### Supplied data
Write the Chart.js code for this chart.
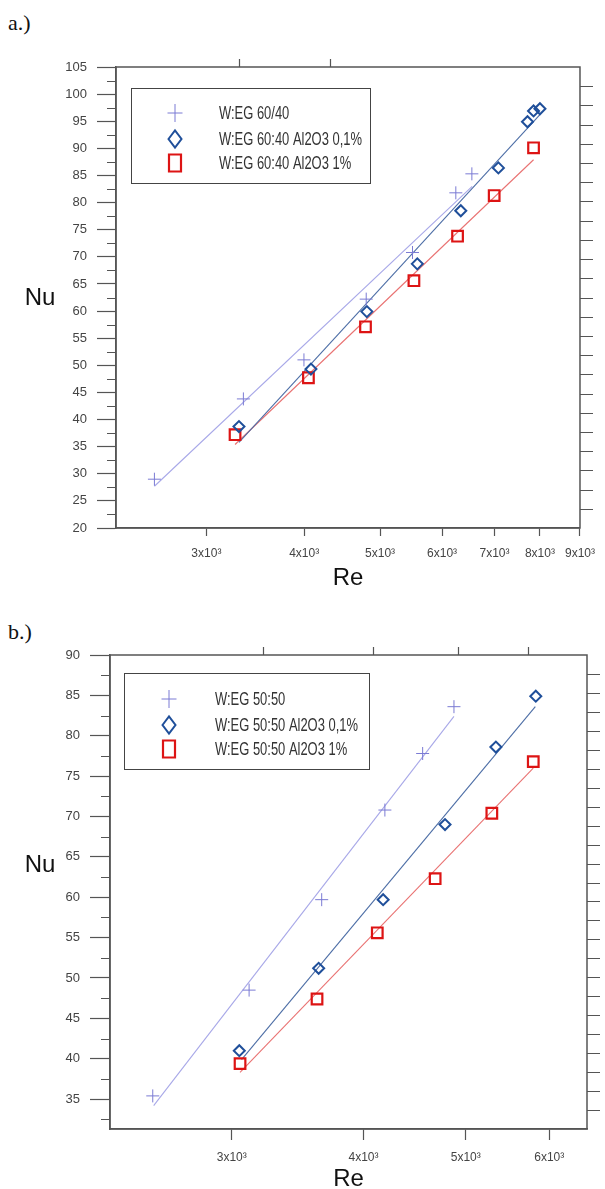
<!DOCTYPE html>
<html>
<head>
<meta charset="utf-8">
<script src="https://cdn.jsdelivr.net/npm/chart.js@4.4.0/dist/chart.umd.min.js"></script>
<style>
  body { margin: 0; background: #fff; }
  #page { position: relative; width: 605px; height: 1189px; overflow: hidden; background: #fff; }
  .panel { position: absolute; left: 0; width: 605px; }
  .tag { position: absolute; left: 8px; font-family: "Liberation Serif", "Times New Roman", serif; font-size: 22px; line-height: 22px; color: #111; }
</style>
</head>
<body>
<div id="page">
  <div class="tag" style="top:12px">a.)</div>
  <div class="panel" style="top:0"><canvas id="chartA" width="605" height="600"></canvas></div>
  <div class="tag" style="top:621px">b.)</div>
  <div class="panel" style="top:600px"><canvas id="chartB" width="605" height="589"></canvas></div>
</div>
<script>
// ---- panel a: W:EG 60/40 ----
const reTicksA = [3000, 4000, 5000, 6000, 7000, 8000, 9000];
const labelsA = ['W:EG 60/40', 'W:EG 60:40 Al2O3 0,1%', 'W:EG 60:40 Al2O3 1%'];
const reA_base = [2575, 3345, 3997, 4800, 5500, 6247, 6549];
const nuA_base = [29.0, 43.8, 51.0, 62.2, 70.8, 81.8, 85.3];
const reA_01 = [3302, 4080, 4809, 5578, 6339, 7080, 7713, 7851, 8000];
const nuA_01 = [38.7, 49.3, 59.9, 68.7, 78.5, 86.4, 94.9, 96.9, 97.3];
const reA_1 = [3264, 4050, 4790, 5523, 6279, 6993, 7851];
const nuA_1 = [37.2, 47.7, 57.1, 65.6, 73.8, 81.3, 90.1];
// fitted lines (end points)
const fitA_base_re = [2575, 6555], fitA_base_nu = [27.7, 83.0];
const fitA_01_re = [3302, 8000], fitA_01_nu = [35.8, 96.2];
const fitA_1_re = [3264, 7851], fitA_1_nu = [35.4, 87.9];

// ---- panel b: W:EG 50:50 ----
const reTicksB = [3000, 4000, 5000, 6000];
const labelsB = ['W:EG 50:50', 'W:EG 50:50 Al2O3 0,1%', 'W:EG 50:50 Al2O3 1%'];
const reB_base = [2525, 3116, 3651, 4191, 4551, 4873];
const nuB_base = [35.4, 48.5, 59.7, 70.8, 77.8, 83.6];
const reB_01 = [3050, 3627, 4175, 4779, 5340, 5826];
const nuB_01 = [41.0, 51.2, 59.7, 69.0, 78.6, 84.9];
const reB_1 = [3055, 3614, 4122, 4677, 5293, 5794];
const nuB_1 = [39.4, 47.4, 55.6, 62.3, 70.4, 76.8];
const fitB_base_re = [2530, 4873], fitB_base_nu = [34.2, 82.4];
const fitB_01_re = [3065, 5820], fitB_01_nu = [39.9, 83.6];
const fitB_1_re = [3055, 5794], fitB_1_nu = [38.3, 76.0];

const colBase = '#7b7bd4', colMid = '#1f4f9a', colHigh = '#dd1414';
const fitBase = '#a8a8e8', fitMid = '#4d6ea6', fitHigh = '#e97272';

Chart.defaults.font.family = '"Liberation Sans", Arial, sans-serif';
Chart.defaults.color = '#444';

const pts = (xs, ys) => xs.map((x, i) => ({ x: x, y: ys[i] }));

function pointSet(label, xs, ys, style, color, r, bw) {
  return {
    label: label, data: pts(xs, ys), showLine: false,
    pointStyle: style, pointRadius: r, pointHoverRadius: r,
    borderColor: color, backgroundColor: 'rgba(0,0,0,0)', pointBorderWidth: bw, borderWidth: bw
  };
}
function fitSet(xs, ys, color) {
  return {
    isFit: true, data: pts(xs, ys), showLine: true, pointRadius: 0,
    borderColor: color, borderWidth: 1.1, fill: false
  };
}

// frame, minor ticks, axis titles, legend box
const framePlugin = {
  id: 'frame',
  afterDraw(chart, args, o) {
    const { ctx, chartArea: ca, scales } = chart;
    const ys = scales.y, xs = scales.x;
    ctx.save();
    ctx.strokeStyle = '#555';
    ctx.lineWidth = 1.5;
    ctx.strokeRect(ca.left, ca.top, ca.right - ca.left, ca.bottom - ca.top);

    ctx.lineWidth = 1.2;
    ctx.beginPath();
    for (let v = Math.ceil(ys.min / 5) * 5 - 2.5; v < ys.max; v += 5) {
      if (v <= ys.min) continue;
      const y = Math.round(ys.getPixelForValue(v)) + 0.5;
      ctx.moveTo(ca.left - 9, y); ctx.lineTo(ca.left, y);
    }
    const h = (ca.bottom - ca.top) / o.rightTicks;
    for (let k = 1; k < o.rightTicks; k++) {
      const y = Math.round(ca.bottom - k * h) + 0.5;
      ctx.moveTo(ca.right, y); ctx.lineTo(ca.right + 13, y);
    }
    o.topTicks.forEach(v => {
      const x = Math.round(xs.getPixelForValue(v)) + 0.5;
      ctx.moveTo(x, ca.top - 8); ctx.lineTo(x, ca.top);
    });
    ctx.stroke();

    ctx.fillStyle = '#111';
    ctx.font = '24px "Liberation Sans", Arial, sans-serif';
    ctx.textAlign = 'center';
    ctx.textBaseline = 'middle';
    ctx.fillText('Re', (ca.left + ca.right) / 2, ca.bottom + 50);
    ctx.fillText('Nu', 40, o.nuY);

    const L = o.legend;
    ctx.lineWidth = 1;
    ctx.strokeStyle = '#444';
    ctx.strokeRect(L.x + 0.5, L.y + 0.5, L.w, L.h);
    const sets = chart.data.datasets.filter(d => !d.isFit);
    sets.forEach((d, i) => {
      const cy = L.rows[i], cx = L.markX;
      ctx.strokeStyle = d.borderColor;
      ctx.beginPath();
      if (d.pointStyle === 'cross') {
        ctx.lineWidth = 1;
        ctx.moveTo(cx - 7.5, cy); ctx.lineTo(cx + 7.5, cy);
        ctx.moveTo(cx, cy - 9); ctx.lineTo(cx, cy + 9);
      } else if (d.pointStyle === 'rectRot') {
        ctx.lineWidth = 2;
        ctx.moveTo(cx - 6.5, cy); ctx.lineTo(cx, cy - 8.5);
        ctx.lineTo(cx + 6.5, cy); ctx.lineTo(cx, cy + 8.5); ctx.closePath();
      } else {
        ctx.lineWidth = 2.2;
        ctx.rect(cx - 6, cy - 8.5, 12, 17);
      }
      ctx.stroke();
      ctx.save();
      ctx.fillStyle = '#333';
      ctx.font = '17.5px "Liberation Sans", Arial, sans-serif';
      ctx.textAlign = 'left';
      ctx.textBaseline = 'alphabetic';
      ctx.translate(L.textX, cy + 6.3);
      ctx.scale(0.74, 1);
      ctx.fillText(d.label, 0, 0);
      ctx.restore();
    });
    ctx.restore();
  }
};

function makeChart(id, cfg) {
  return new Chart(document.getElementById(id), {
    type: 'scatter',
    data: { datasets: cfg.datasets },
    options: {
      responsive: false,
      animation: false,
      devicePixelRatio: 1,
      layout: { padding: { top: cfg.top, right: 18, left: 0, bottom: 0 } },
      plugins: { legend: { display: false }, tooltip: { enabled: false }, frame: cfg.frame },
      scales: {
        x: {
          type: 'logarithmic', min: cfg.xMin, max: cfg.xMax,
          afterBuildTicks: s => { s.ticks = cfg.xTicks.map(v => ({ value: v })); },
          afterFit: s => { s.height = cfg.xHeight; },
          ticks: {
            autoSkip: false, maxRotation: 0, padding: 10,
            font: { size: 12 }, color: '#444',
            callback: v => (v / 1000) + 'x10\u00B3'
          },
          grid: { drawOnChartArea: false, tickLength: cfg.xTickLen, tickColor: '#555', tickWidth: 1.2 },
          border: { color: '#555', width: 1.5 }
        },
        y: {
          min: cfg.yMin, max: cfg.yMax,
          afterBuildTicks: s => {
            const t = [];
            for (let v = Math.ceil(cfg.yMin / 5) * 5; v <= cfg.yMax; v += 5) t.push({ value: v });
            s.ticks = t;
          },
          afterFit: s => { s.width = cfg.yWidth; },
          ticks: { padding: 10, font: { size: 13 }, color: '#444' },
          grid: { drawOnChartArea: false, tickLength: cfg.yTickLen, tickColor: '#555', tickWidth: 1.2 },
          border: { color: '#555', width: 1.5 }
        }
      }
    },
    plugins: [framePlugin]
  });
}

makeChart('chartA', {
  top: 67, xMin: 2300, xMax: 9000, yMin: 20, yMax: 105,
  xTicks: reTicksA, xHeight: 72, yWidth: 116, xTickLen: 8, yTickLen: 19,
  datasets: [
    pointSet(labelsA[0], reA_base, nuA_base, 'cross', colBase, 6.5, 1),
    pointSet(labelsA[1], reA_01, nuA_01, 'rectRot', colMid, 5.5, 2),
    pointSet(labelsA[2], reA_1, nuA_1, 'rect', colHigh, 7.5, 2.2),
    fitSet(fitA_base_re, fitA_base_nu, fitBase),
    fitSet(fitA_01_re, fitA_01_nu, fitMid),
    fitSet(fitA_1_re, fitA_1_nu, fitHigh)
  ],
  frame: {
    rightTicks: 24, topTicks: [3307, 4320], nuY: 298,
    legend: { x: 131, y: 88, w: 239, h: 95, markX: 175, textX: 219, rows: [113, 139, 163] }
  }
});

makeChart('chartB', {
  top: 55, xMin: 2300, xMax: 6515, yMin: 31.3, yMax: 90,
  xTicks: reTicksB, xHeight: 60, yWidth: 110, xTickLen: 11, yTickLen: 20,
  datasets: [
    pointSet(labelsB[0], reB_base, nuB_base, 'cross', colBase, 6.5, 1),
    pointSet(labelsB[1], reB_01, nuB_01, 'rectRot', colMid, 5.5, 2),
    pointSet(labelsB[2], reB_1, nuB_1, 'rect', colHigh, 7.5, 2.2),
    fitSet(fitB_base_re, fitB_base_nu, fitBase),
    fitSet(fitB_01_re, fitB_01_nu, fitMid),
    fitSet(fitB_1_re, fitB_1_nu, fitHigh)
  ],
  frame: {
    rightTicks: 25, topTicks: [3212, 4083, 4917, 5727], nuY: 265,
    legend: { x: 124, y: 73, w: 245, h: 96, markX: 169, textX: 215, rows: [99, 125, 149] }
  }
});
</script>
</body>
</html>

### Task details
Write out nothing but the lines from the start of the data through the line with "const fitA_1_re = [3264, 7851], fitA_1_nu". Leave out the pictures.

### Full solution
Write the Chart.js code for this chart.
<!DOCTYPE html>
<html>
<head>
<meta charset="utf-8">
<script src="https://cdn.jsdelivr.net/npm/chart.js@4.4.0/dist/chart.umd.min.js"></script>
<style>
  body { margin: 0; background: #fff; }
  #page { position: relative; width: 605px; height: 1189px; overflow: hidden; background: #fff; }
  .panel { position: absolute; left: 0; width: 605px; }
  .tag { position: absolute; left: 8px; font-family: "Liberation Serif", "Times New Roman", serif; font-size: 22px; line-height: 22px; color: #111; }
</style>
</head>
<body>
<div id="page">
  <div class="tag" style="top:12px">a.)</div>
  <div class="panel" style="top:0"><canvas id="chartA" width="605" height="600"></canvas></div>
  <div class="tag" style="top:621px">b.)</div>
  <div class="panel" style="top:600px"><canvas id="chartB" width="605" height="589"></canvas></div>
</div>
<script>
// ---- panel a: W:EG 60/40 ----
const reTicksA = [3000, 4000, 5000, 6000, 7000, 8000, 9000];
const labelsA = ['W:EG 60/40', 'W:EG 60:40 Al2O3 0,1%', 'W:EG 60:40 Al2O3 1%'];
const reA_base = [2575, 3345, 3997, 4800, 5500, 6247, 6549];
const nuA_base = [29.0, 43.8, 51.0, 62.2, 70.8, 81.8, 85.3];
const reA_01 = [3302, 4080, 4809, 5578, 6339, 7080, 7713, 7851, 8000];
const nuA_01 = [38.7, 49.3, 59.9, 68.7, 78.5, 86.4, 94.9, 96.9, 97.3];
const reA_1 = [3264, 4050, 4790, 5523, 6279, 6993, 7851];
const nuA_1 = [37.2, 47.7, 57.1, 65.6, 73.8, 81.3, 90.1];
// fitted lines (end points)
const fitA_base_re = [2575, 6555], fitA_base_nu = [27.7, 83.0];
const fitA_01_re = [3302, 8000], fitA_01_nu = [35.8, 96.2];
const fitA_1_re = [3264, 7851], fitA_1_nu = [35.4, 87.9];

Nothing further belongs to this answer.